I could go on and on about everything that overwhelmed me when I started to think about planning a wedding. I don’t know about M, but for me, it felt like there are so many expectations on every aspect — the wedding itself and how we should do it, and where we should do it, who we should invite, picking the right color scheme. And then even more expectations and projections on who we’re going to be as a married couple — the old “You’ll see when you have kids” routine, the “You think you don’t want kids now, but you’ll change your mind” routine, the old “Is the old lady being a ball and chain?” routine. And on and on and on. 

***

When I sit down to map out my intentions for 2017, I am overwhelmed by uncertainty. It feels like I’ve just been washed up on the shore after being sucked under by a wave and tumbled around violently. It feels like I finally have the ground under me, and I finally know which way is up, but I don’t know where I am and I don’t know what to do from here. 

And god dammit, shouldn’t it feel that way? It should fucking feel that way. 2016 was a real shit show of a year, but the past three years for me have been full of life-razing moments. In the past three years, one of my parents came out as a trans woman, M and I got engaged, I fell into a new career path, I had the privilege of being accepted and able to attend the VONA/Voices writing workshop in Miami and the Pink Door Women’s Writing Retreat, and my mother was diagnosed with stage 4 lung cancer. 

And that’s not even mentioning all the other things happening in the world to marginalized folks that always weigh heavy in my mind and heart. Police brutality against Black folks with no repercussions, mass shootings, stripping away reproductive rights and access, the Dakota Access Pipeline, the weight of daily microagressions, and and and. As I'm writing this, I'm thinking of all the things I'm not mentioning here. It's too much to write out all in one place. 

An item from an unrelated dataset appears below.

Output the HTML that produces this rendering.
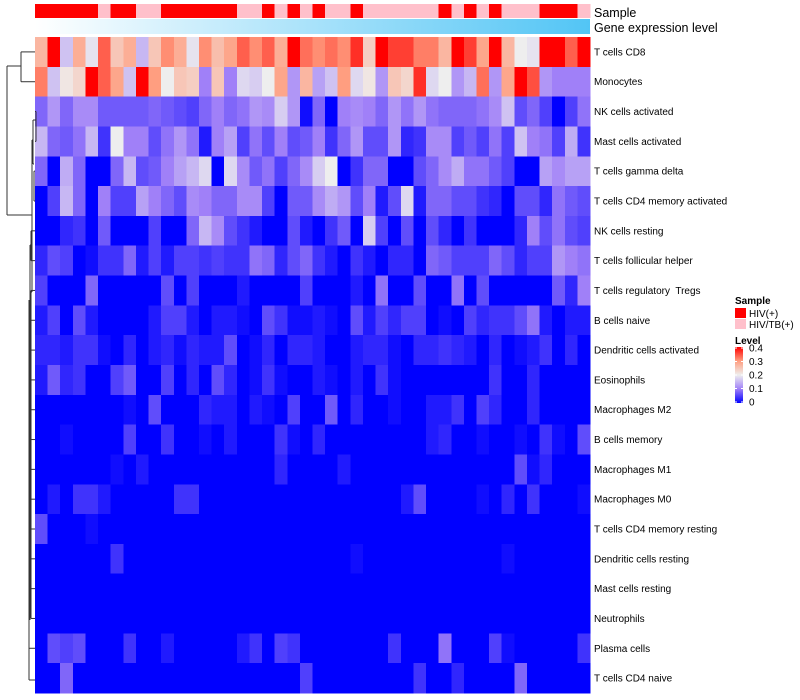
<!DOCTYPE html>
<html><head><meta charset="utf-8"><style>
body{margin:0;background:#fff;font-family:"Liberation Sans",sans-serif;}
svg{display:block}
</style></head><body>
<svg id="chart" width="800" height="700" xmlns="http://www.w3.org/2000/svg"></svg>
<script>
const rowNames=["T cells CD8","Monocytes","NK cells activated","Mast cells activated","T cells gamma delta","T cells CD4 memory activated","NK cells resting","T cells follicular helper","T cells regulatory  Tregs","B cells naive","Dendritic cells activated","Eosinophils","Macrophages M2","B cells memory","Macrophages M1","Macrophages M0","T cells CD4 memory resting","Dendritic cells resting","Mast cells resting","Neutrophils","Plasma cells","T cells CD4 naive"];
const sampleGroups="HHHHHTHHTTHHHHHHTTHTHTHTTHTTTTTTHTHTHTTTHHHT".split("");
const rowCD8=[.27,.4,.16,.28,.19,.34,.25,.28,.15,.25,.31,.28,.19,.31,.26,.29,.34,.31,.34,.28,.4,.33,.31,.33,.31,.37,.24,.4,.36,.36,.32,.32,.27,.4,.36,.29,.4,.27,.2,.19,.4,.4,.34,.4];
const rowMono=[.32,.16,.21,.23,.4,.34,.29,.16,.4,.3,.2,.25,.24,.1,.25,.1,.18,.17,.2,.29,.12,.27,.13,.16,.3,.18,.21,.12,.25,.23,.37,.18,.2,.12,.15,.33,.12,.29,.4,.35,.12,.1,.1,.1];
const rowNKact=[.08,.12,.08,.11,.11,.07,.07,.07,.07,.08,.07,.06,.05,.08,.1,.08,.09,.12,.11,.17,.12,.01,.08,0,.1,.11,.1,.08,.12,.09,.12,.09,.08,.08,.08,.09,.11,.16,.06,.08,.05,0,.05,.09];
const rowMastAct=[.15,.08,.07,.09,.15,.04,.2,.1,.1,.06,.09,.12,.09,.02,.1,.13,.05,.09,.06,.1,.06,.07,.1,.04,.08,.12,.06,.06,.12,.03,.04,.11,.11,.05,.07,.05,.09,.05,.16,.1,.09,.05,.14,.04];
const rowGD=[.08,0,.14,.08,0,0,.08,.15,.06,.07,.1,.13,.15,.18,0,.18,.11,.07,.09,.05,.08,.11,.17,.2,0,.04,.08,.08,0,0,.06,.08,.11,.14,.09,.09,.07,.05,0,0,.13,.11,.13,.13];
const rowCD4MA=[0,.05,.15,.08,0,.1,.05,.05,.13,.1,.08,.06,.11,.1,.08,.08,.11,.11,.05,0,.07,.07,.11,.14,.12,.06,.1,.02,.06,.18,.02,.08,.08,.06,.06,.04,.03,0,.06,.06,.03,.09,.07,.06];
const rowNKrest=[0,0,.03,.04,0,.07,0,0,0,.05,0,0,.08,.15,.11,.06,.04,.02,0,0,.06,.02,0,.04,.07,0,.17,.05,0,.06,0,.06,.03,0,.04,0,0,0,.03,.1,.06,.09,.06,.05];
const rowTfh=[.03,.06,.05,0,.01,.04,.04,.08,.02,.05,.02,.05,.05,.04,.05,.04,.04,.09,.08,.03,.06,.08,.04,.02,0,.04,.02,0,.03,.03,0,.08,.07,.05,.05,.05,.08,.06,.03,.05,.05,.12,.1,.09];
const rowTreg=[.05,0,0,0,.08,0,0,0,0,0,.06,0,.05,0,0,0,.02,0,0,0,0,.05,0,0,0,.02,0,.09,0,0,.06,0,0,.09,0,.06,0,0,0,0,0,.07,.03,.1];
const rowBnaive=[.02,.05,0,.06,.02,0,0,0,0,.02,.05,.05,.02,0,.02,.02,.01,0,.06,.04,.01,.01,.02,.01,0,.06,.02,.05,.03,.05,.05,0,.01,0,.05,.03,.04,.04,.06,.09,.02,0,.02,.02];
const rowDCact=[.03,.03,.02,.04,.04,.01,0,.03,0,.02,.03,.01,.03,.02,.02,.06,0,.01,.03,0,.03,.03,.02,0,0,.02,.03,.03,.01,0,.03,.03,.04,.03,.02,0,.03,0,.01,.02,.04,0,.03,0];
const rowEos=[.02,.07,.03,.04,0,0,.05,.07,0,0,.05,0,.03,0,.06,.03,0,.01,.04,.01,0,0,.02,.01,0,.02,0,.04,.01,0,0,0,0,0,0,0,.04,0,0,.03,0,0,0,0];
const rowM2=[0,0,0,0,0,0,0,.01,0,.06,0,0,0,.03,.02,.02,0,.02,.01,0,.05,0,0,.07,0,.03,0,0,.01,0,0,.02,.02,.04,0,.05,.03,0,0,.03,0,0,0,0];
const rowBmem=[0,0,.01,0,0,0,0,.05,0,0,.04,0,0,.01,0,.02,0,0,0,.04,.01,0,.03,0,0,0,0,0,0,0,0,.02,.03,0,0,.01,0,0,.01,0,.04,.01,0,.06];
const rowM1=[0,0,0,0,0,0,.01,0,.02,0,0,0,0,0,0,0,0,0,0,.03,0,0,0,0,.02,0,0,0,0,0,0,0,0,0,0,0,0,0,.06,.01,.03,0,0,0];
const rowM0=[0,.02,0,.04,.04,.02,0,0,0,0,0,.04,.04,0,0,0,0,0,0,0,0,0,0,0,0,0,0,0,0,.02,.06,0,0,0,0,.01,0,.03,0,.04,0,0,0,.01];
const rowCD4MR=[.06,0,0,0,.01,0,0,0,0,0,0,0,0,0,0,0,0,0,0,0,0,0,0,0,0,0,0,0,0,0,0,0,0,0,0,0,0,0,0,0,0,0,0,0];
const rowDCrest=[0,0,0,0,0,0,.04,0,0,0,0,0,0,0,0,0,0,0,0,0,0,0,0,0,0,.01,0,0,0,0,0,0,0,0,0,0,0,.01,0,0,0,0,0,0];
const rowMastRest=[0,0,0,0,0,0,0,0,0,0,0,0,0,0,0,0,0,0,0,0,0,0,0,0,0,0,0,0,0,0,0,0,0,0,0,0,0,0,0,0,0,0,0,0];
const rowNeut=[0,0,0,0,0,0,0,0,0,0,0,0,0,0,0,0,0,0,0,0,0,0,0,0,0,0,0,0,0,0,0,0,0,0,0,0,0,0,0,0,0,0,0,0];
const rowPlasma=[0,.06,.05,.06,0,0,0,.04,0,0,.02,0,0,0,0,0,.02,.04,0,.05,.04,0,0,0,0,0,0,0,.04,0,0,0,.09,0,0,0,.05,.01,0,0,0,0,0,.04];
const rowCD4naive=[0,0,.08,0,0,0,0,0,0,0,0,0,0,0,0,0,0,0,0,0,0,.05,0,0,0,0,0,0,0,0,.04,0,0,.03,0,0,0,0,.08,0,0,0,0,0];
const values=[rowCD8,rowMono,rowNKact,rowMastAct,rowGD,rowCD4MA,rowNKrest,rowTfh,rowTreg,rowBnaive,rowDCact,rowEos,rowM2,rowBmem,rowM1,rowM0,rowCD4MR,rowDCrest,rowMastRest,rowNeut,rowPlasma,rowCD4naive];
const legendTicks=[0,0.1,0.2,0.3,0.4];

const NS="http://www.w3.org/2000/svg";
const svg=document.getElementById("chart");
function mk(tag,attrs,parent){const e=document.createElementNS(NS,tag);for(const k in attrs)e.setAttribute(k,attrs[k]);(parent||svg).appendChild(e);return e;}
const X0=35,X1=590,Y0=37,Y1=693;
const nCol=sampleGroups.length,nRow=rowNames.length;
const cw=(X1-X0)/nCol,rh=(Y1-Y0)/nRow;
const xPos=i=>X0+i*cw, yPos=j=>Y0+j*rh;
const stops=[[0,[0,0,255]],[0.1,[160,128,248]],[0.2,[238,238,238]],[0.3,[255,158,128]],[0.4,[255,0,0]]];
function color(v){v=Math.max(0,Math.min(0.4,v));for(let i=1;i<stops.length;i++){if(v<=stops[i][0]){const a=stops[i-1],b=stops[i];const t=(v-a[0])/(b[0]-a[0]);const c=a[1].map((x,k)=>Math.round(x+(b[1][k]-x)*t));return `rgb(${c})`;}}return "red";}

const annG=mk("g",{"shape-rendering":"crispEdges"});


sampleGroups.forEach((g,i)=>{const r=mk("rect",{x:xPos(i),y:4,width:cw+0.5,height:14,fill:g==="H"?"#ff0000":"#ffc0cb"},annG);

});
const defs=mk("defs",{});
const lg=mk("linearGradient",{id:"gexp",x1:"0",x2:"1",y1:"0",y2:"0"},defs);
mk("stop",{offset:"0","stop-color":"#ffffff"},lg);mk("stop",{offset:"1","stop-color":"#52c5f5"},lg);
const gbar=mk("rect",{x:X0,y:19,width:X1-X0,height:15,fill:"url(#gexp)"});


const t1=mk("text",{x:594,y:17,"font-size":"12.5",fill:"#000"});t1.textContent="Sample";


const t2=mk("text",{x:594,y:32,"font-size":"12.5",fill:"#000"});t2.textContent="Gene expression level";



const cellsG=mk("g",{"shape-rendering":"crispEdges"});


values.forEach((row,j)=>{row.forEach((v,i)=>{const r=mk("rect",{x:xPos(i),y:yPos(j),width:cw+0.6,height:rh+0.6,fill:color(v)},cellsG);

});
const t=mk("text",{x:594,y:yPos(j)+rh/2+3.5,"font-size":"10",fill:"#000"});
t.setAttributeNS("http://www.w3.org/XML/1998/namespace","xml:space","preserve");
t.style.whiteSpace="pre";
t.textContent=rowNames[j];

});

const dg=mk("g",{stroke:"#333","stroke-width":"1",fill:"none"});


const cy=j=>yPos(j)+rh/2;
const segs=[
[7,66,7,215],[7,66,21,66],[7,215,32,215],
[21,cy(0),21,cy(1)],[21,cy(0),35,cy(0)],[21,cy(1),35,cy(1)],
[32,140,32,292],[32,140,33,140],[32,292,30,292],
[33,120,33,164],[33,120,36,120],[33,164,34,164],
[36,cy(2),36,cy(3)],[36,cy(2),35,cy(2)],[36,cy(3),35,cy(3)],
[34,cy(4),34,cy(5)],[34,cy(4),35,cy(4)],[34,cy(5),35,cy(5)],
[30,245,30,620],[30,245,31,245],
[31,cy(6),31,cy(7)],[31,cy(6),35,cy(6)],[31,cy(7),35,cy(7)],
[29,300,29,680],[29,680,35,680],[29,cy(20),35,cy(20)]
];
for(let j=8;j<20;j++)segs.push([31,cy(j),35,cy(j)]);
segs.push([31,cy(8),31,cy(19)]);
segs.forEach(s=>{const l=mk("line",{x1:s[0],y1:s[1],x2:s[2],y2:s[3]},dg);

});

const lgG=mk("g",{});


const s1=mk("text",{x:735,y:304,"font-size":"10","font-weight":"bold"},lgG);s1.textContent="Sample";


const b1=mk("rect",{x:735,y:308,width:11,height:10,fill:"#ff0000"},lgG);


const b2=mk("rect",{x:735,y:319,width:11,height:10,fill:"#ffc0cb"},lgG);


const l1=mk("text",{x:749,y:317,"font-size":"10"},lgG);l1.textContent="HIV(+)";


const l2=mk("text",{x:749,y:328,"font-size":"10"},lgG);l2.textContent="HIV/TB(+)";


const s2=mk("text",{x:735,y:344,"font-size":"10","font-weight":"bold"},lgG);s2.textContent="Level";


const lg2=mk("linearGradient",{id:"lvl",x1:"0",x2:"0",y1:"1",y2:"0"},defs);
stops.forEach(s=>mk("stop",{offset:s[0]/0.4,"stop-color":`rgb(${s[1]})`},lg2));
const cb=mk("rect",{x:735,y:347,width:8,height:56,fill:"url(#lvl)"},lgG);


legendTicks.forEach(v=>{const y=402-(v/0.4)*54;
const t=mk("text",{x:749,y:y+3.5,"font-size":"10"},lgG);t.textContent=String(v);


mk("line",{x1:735,x2:737,y1:y,y2:y,stroke:"#fff"},lgG);mk("line",{x1:741,x2:743,y1:y,y2:y,stroke:"#fff"},lgG);});
</script>
</body></html>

The results of this election were the thing that finally broke me. 

***

Since the election. I’ve been trying to figure out how to look into the future and still be able to get out of bed in the morning. 

There is so much uncertainty that lies ahead. I don’t know what the world will look like. I don’t know what will actually happen. I know what I’m afraid will happen, but I have (some) hope that it won’t turn out that way. For once, I truly have no idea what lies ahead. Sincerely. 

And it’s terrifying. Because it’s hard not to know what you’ll run into in the dark. 

***

M and I still haven’t gotten married. But we’re close. We’re getting there. I think we’re finally ready to do this thing, and do it our way. 

***

In times of uncertainty — in times of possibility — we turn to ritual to maximize the potential and luck of what will come next. All those new year’s rituals might not have any influence on the future. But who's to say that they won't? 

Coming up with intentions for the new year has been my ritual. And this year, 2017, I’m not going to do it. I can’t. My body won't let me. I have to leave everything I know behind. All the old tricks that worked in the past just ain’t gonna cut it anymore. It’s time to clear away all the old shit, all the old equations. 

This is a time to be radical. To uproot everything that I know. This is a time for revolution. In society, yes, but also in the self. 

It’s time to do something new. To make something new. To be new. 

***

So I won’t set intentions for the year. What I will do? I’m going to marry my guy. I’m going to keep writing. I'm going to write 52 essays in 2017 (this is the first). I’m going to be active. I’m going to care for myself. I'm going to follow my heart, my intuition, and my gut. And I’m going to see who I become and where it all goes.